Which is: what happened to my mom, even how she went through it, isn’t who she was.   Though heartbreaking and unexpected, it’s not what is ultimately important. Neither is what’s coming, with all the business and family stuffthough in the busyness I could forget what is important, which is: who she was.

I need to remember that every day. Because, well, you just never know.

Anyway, there is, of course, no way to describe someone’s life in a blog post and do it justice.

Her quirks and idiosyncrasies sometimes obscured a clear view of her, the real person in there. If you focused on behavior, and what she did, you could get the wrong impression. I sometimes did.

For example, she got very angry at times and could be unforgiving. She was admittedly stubborn. She wasn’t always nice, and she certainly wasn’t always easy. Picky, particular, snobby even, at times. Outspoken and opinionated, too.

And yet…

Mom did not have an angry heart. She could be very kind, and loved to be generous. To a fault, at times. She hated being wrong, but she loved life and made gobs of mistakes with great abandon, it seemed, in part because she was always doing something. It’s not that she did not care about people or the affect her choices had on them, which sometimes hurt, but she cared sometimes after the fact, and sometimes too late.

She usually came to see she’d acted badly, and to her credit often owned it. It usually took a lot for her to turn someone away, though she did at times in her own hurt. She loved beauty, and beautiful things, and art, plus a wild variety of music, and she thought what she loved was best and often better than what others thought. Sort of like a lot of us, I guess.

Anyway, like I said up front, I know this is a long post. But here’s where I land this plane.

It occurred to me that over the years I spent with my mom I came dangerously close (too many times) to forgetting who she was. I almost forgot to look for the person, as the human being became obscured by her behavior.

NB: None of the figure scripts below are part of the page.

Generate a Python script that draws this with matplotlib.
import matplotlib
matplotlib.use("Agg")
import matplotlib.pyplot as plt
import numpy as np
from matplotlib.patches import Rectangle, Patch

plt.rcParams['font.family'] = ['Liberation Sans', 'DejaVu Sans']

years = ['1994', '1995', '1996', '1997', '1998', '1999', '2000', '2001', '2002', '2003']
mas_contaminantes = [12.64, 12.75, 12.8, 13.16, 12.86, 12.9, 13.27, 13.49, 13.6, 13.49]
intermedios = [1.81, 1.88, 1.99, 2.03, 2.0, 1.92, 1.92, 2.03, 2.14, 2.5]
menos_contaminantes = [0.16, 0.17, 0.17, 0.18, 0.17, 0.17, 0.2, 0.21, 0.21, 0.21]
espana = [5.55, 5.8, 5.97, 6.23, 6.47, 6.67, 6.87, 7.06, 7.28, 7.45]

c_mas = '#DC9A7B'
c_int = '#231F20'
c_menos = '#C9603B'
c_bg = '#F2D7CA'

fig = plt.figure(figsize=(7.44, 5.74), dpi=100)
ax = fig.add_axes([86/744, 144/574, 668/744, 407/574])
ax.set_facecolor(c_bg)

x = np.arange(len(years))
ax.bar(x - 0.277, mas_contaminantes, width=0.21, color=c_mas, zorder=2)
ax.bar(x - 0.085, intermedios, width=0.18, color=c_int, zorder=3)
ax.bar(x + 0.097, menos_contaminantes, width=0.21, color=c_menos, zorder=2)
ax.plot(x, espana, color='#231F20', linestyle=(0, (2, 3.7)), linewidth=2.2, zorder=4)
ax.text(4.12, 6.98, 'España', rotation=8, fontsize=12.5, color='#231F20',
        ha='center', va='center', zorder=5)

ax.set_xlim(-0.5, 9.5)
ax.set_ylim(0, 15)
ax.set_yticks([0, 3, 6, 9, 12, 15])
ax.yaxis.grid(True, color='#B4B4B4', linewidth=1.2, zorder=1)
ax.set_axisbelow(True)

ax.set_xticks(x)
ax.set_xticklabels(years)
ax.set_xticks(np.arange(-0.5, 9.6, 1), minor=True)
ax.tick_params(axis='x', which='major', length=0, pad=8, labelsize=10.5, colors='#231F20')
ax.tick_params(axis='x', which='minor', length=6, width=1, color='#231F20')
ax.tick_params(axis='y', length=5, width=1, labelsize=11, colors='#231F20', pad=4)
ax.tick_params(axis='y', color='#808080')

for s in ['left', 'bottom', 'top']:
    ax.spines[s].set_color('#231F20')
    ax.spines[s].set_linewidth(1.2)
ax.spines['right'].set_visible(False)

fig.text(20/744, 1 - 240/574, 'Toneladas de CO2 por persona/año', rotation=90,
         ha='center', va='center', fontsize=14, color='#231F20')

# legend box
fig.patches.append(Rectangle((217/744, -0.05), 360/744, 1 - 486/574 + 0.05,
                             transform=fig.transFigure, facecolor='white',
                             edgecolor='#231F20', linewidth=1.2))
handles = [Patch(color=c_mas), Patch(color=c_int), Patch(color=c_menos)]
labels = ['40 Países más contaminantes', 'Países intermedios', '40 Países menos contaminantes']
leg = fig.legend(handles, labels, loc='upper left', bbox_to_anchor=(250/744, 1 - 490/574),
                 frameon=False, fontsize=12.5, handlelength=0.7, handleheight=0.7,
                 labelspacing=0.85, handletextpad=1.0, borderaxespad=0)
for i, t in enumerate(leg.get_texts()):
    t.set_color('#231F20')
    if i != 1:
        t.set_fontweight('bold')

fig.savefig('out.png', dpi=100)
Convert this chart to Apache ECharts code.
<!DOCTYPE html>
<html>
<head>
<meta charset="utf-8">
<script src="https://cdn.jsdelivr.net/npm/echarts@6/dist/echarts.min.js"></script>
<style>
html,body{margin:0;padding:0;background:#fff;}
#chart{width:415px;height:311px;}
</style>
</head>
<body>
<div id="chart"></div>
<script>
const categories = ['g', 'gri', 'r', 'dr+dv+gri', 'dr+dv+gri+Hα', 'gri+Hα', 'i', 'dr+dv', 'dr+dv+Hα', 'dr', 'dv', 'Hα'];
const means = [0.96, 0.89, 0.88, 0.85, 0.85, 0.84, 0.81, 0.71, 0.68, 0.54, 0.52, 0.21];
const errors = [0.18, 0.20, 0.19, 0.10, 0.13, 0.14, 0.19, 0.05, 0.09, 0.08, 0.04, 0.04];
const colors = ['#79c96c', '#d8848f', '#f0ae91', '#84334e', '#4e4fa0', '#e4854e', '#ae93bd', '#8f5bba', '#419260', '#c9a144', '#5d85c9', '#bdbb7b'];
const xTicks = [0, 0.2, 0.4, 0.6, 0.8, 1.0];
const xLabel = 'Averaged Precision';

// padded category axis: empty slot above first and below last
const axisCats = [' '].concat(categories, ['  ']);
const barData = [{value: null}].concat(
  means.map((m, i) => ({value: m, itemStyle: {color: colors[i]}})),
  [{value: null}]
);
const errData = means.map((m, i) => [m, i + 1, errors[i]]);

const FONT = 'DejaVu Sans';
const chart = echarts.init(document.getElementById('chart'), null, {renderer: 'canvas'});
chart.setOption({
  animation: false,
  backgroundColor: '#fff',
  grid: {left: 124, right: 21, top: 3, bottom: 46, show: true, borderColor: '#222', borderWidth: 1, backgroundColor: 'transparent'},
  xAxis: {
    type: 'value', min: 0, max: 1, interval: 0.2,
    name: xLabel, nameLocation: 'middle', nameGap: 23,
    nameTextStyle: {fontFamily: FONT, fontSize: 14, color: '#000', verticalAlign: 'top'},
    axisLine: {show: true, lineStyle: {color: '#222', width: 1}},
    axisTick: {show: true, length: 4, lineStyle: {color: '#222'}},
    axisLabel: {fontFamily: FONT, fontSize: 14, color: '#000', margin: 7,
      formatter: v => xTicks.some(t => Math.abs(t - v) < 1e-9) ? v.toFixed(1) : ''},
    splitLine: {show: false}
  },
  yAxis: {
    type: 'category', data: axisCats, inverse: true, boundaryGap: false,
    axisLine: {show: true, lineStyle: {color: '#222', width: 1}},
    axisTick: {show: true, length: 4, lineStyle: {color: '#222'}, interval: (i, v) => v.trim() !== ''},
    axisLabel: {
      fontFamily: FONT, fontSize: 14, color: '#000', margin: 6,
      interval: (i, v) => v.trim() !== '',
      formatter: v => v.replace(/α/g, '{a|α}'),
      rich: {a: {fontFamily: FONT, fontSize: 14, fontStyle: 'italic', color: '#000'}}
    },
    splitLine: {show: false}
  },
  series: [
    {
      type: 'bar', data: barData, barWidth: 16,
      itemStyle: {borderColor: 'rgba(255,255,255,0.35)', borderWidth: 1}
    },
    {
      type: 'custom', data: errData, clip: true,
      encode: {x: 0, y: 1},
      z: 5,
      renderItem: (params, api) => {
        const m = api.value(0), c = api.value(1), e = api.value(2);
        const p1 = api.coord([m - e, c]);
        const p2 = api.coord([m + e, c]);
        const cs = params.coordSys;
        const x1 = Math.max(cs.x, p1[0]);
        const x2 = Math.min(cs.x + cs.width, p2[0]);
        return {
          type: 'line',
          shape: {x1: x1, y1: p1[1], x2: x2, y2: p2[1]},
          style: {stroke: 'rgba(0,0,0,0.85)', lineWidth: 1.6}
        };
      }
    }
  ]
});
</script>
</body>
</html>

In the midst of conflict or frustration and the challenging situations in life, the person she was could get lost. Her actual loss, now, is a sharp reminder of how close I came at times to losing that… to missing her, and seeing her behavior instead.

I’m glad I came to (mostly) see her, especially over the last several years, as she became more comfortable in her skin and thus, at times, more difficult. Because despite the fog that could hide her when she was being difficult, she was worth seeing. Worth looking for.

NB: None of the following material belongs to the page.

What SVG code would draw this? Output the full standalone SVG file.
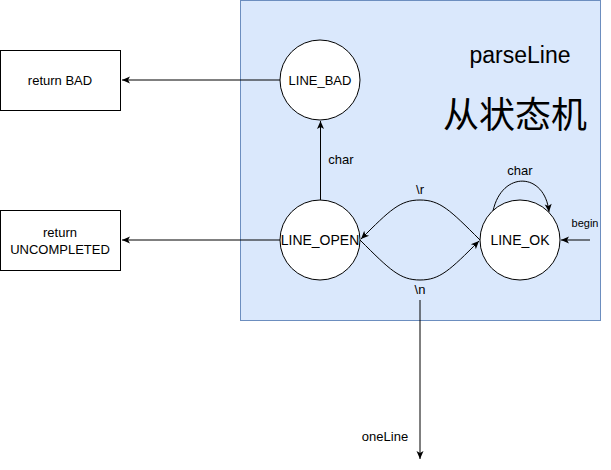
<svg xmlns="http://www.w3.org/2000/svg" width="611" height="470" viewBox="0 0 611 470">
<style>
text{font-family:"Liberation Sans",Arial,sans-serif;fill:#000;text-anchor:middle}
.s{font-size:13px}
.m{font-size:14px}
.node{fill:#fff;stroke:#000;stroke-width:1}
.edge{fill:none;stroke:#000;stroke-width:1}
</style>
<defs>
<marker id="arr" markerUnits="userSpaceOnUse" markerWidth="10" markerHeight="10" viewBox="0 0 10 10" refX="9" refY="5" orient="auto">
<path d="M1,1.5 L9,5 L1,8.5 L3,5 Z" fill="#000"/>
</marker>
</defs>
<g id="container">
<rect x="240.5" y="0.5" width="360" height="320" fill="#dae8fc" stroke="#6c8ebf"/>
<text x="520" y="63" style="font-size:23px">parseLine</text>
<text x="515" y="128" style="font-size:36px;font-family:'Noto Sans CJK SC',sans-serif">从状态机</text>
</g>
<g id="connectors">
<path class="edge" d="M280,80 L122,80" marker-end="url(#arr)"/>
<path class="edge" d="M280,240 L122,240" marker-end="url(#arr)"/>
<path class="edge" d="M320.5,200 L320.5,121" marker-end="url(#arr)"/>
<text class="s" x="341" y="164">char</text>
<path class="edge" d="M480,240 C450,210 440,200 420,200 C400,200 390,210 361,239" marker-end="url(#arr)"/>
<text class="s" x="420" y="194">\r</text>
<path class="edge" d="M360,240 C390,270 400,280 420,280 C440,280 450,270 479,241" marker-end="url(#arr)"/>
<text class="s" x="420" y="294">\n</text>
<path class="edge" d="M493,211 C502,170 545,172 549,212" marker-end="url(#arr)"/>
<text class="s" x="520" y="175">char</text>
<path class="edge" d="M590,240 L561,240" marker-end="url(#arr)"/>
<text x="585" y="227" style="font-size:11px">begin</text>
<path class="edge" d="M420,300 L420,459" marker-end="url(#arr)"/>
<text class="s" x="385" y="441">oneLine</text>
</g>
<g id="return_bad">
<rect x="0.5" y="50.5" width="120" height="60" class="node"/>
<text class="s" x="60" y="85">return BAD</text>
</g>
<g id="return_uncompleted">
<rect x="0.5" y="210.5" width="120" height="60" class="node"/>
<text class="s" x="60" y="237">return</text>
<text class="s" x="60" y="254">UNCOMPLETED</text>
</g>
<g id="line_bad">
<circle cx="320" cy="80" r="40" class="node"/>
<text class="s" x="320" y="85">LINE_BAD</text>
</g>
<g id="line_open">
<circle cx="320" cy="240" r="40" class="node"/>
<text class="m" x="320" y="245">LINE_OPEN</text>
</g>
<g id="line_ok">
<circle cx="520" cy="240" r="40" class="node"/>
<text class="m" x="520" y="245">LINE_OK</text>
</g>
</svg>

Worth the trouble sometimes involved in loving her.

Like I hope I am.

So what’s the point? And, my encouragement to you?   Keep your focus on what’s important. Who people are is important; much of how they act, and a whole lot of what you have to do, really isn’t when measured against what truly is. Like, really seeing the people in your life, not just being busy around them, or with them, or doing for them.

I hope I remember this again. I hope I let it change me in profound, real ways.

Because you just never know.

Finally, I’ve included a second closing for your consideration: a note from my daughter to her grandmother, who masterfully summed up a complex and enigmatic human being with the following:

RIP Grandma. You will never be forgotten: your humor, sailor’s mouth, generosity, and loving heart. Your sad lack of ability to cook, but unworldly ability to bring humor and love… even into your last days… even if you didn’t know it. Haha! Say hey to the gang up there; I’ll even let you take Knight (a horse she loved who also died suddenly last year) for a spin around the pearly gates.  We love you; I love you. You will be missed, Dragon Lady (a title mom inherited from her mother and grandmother before her, and wore with pride and humor).

Love ya, mom. I’ll miss you for sure.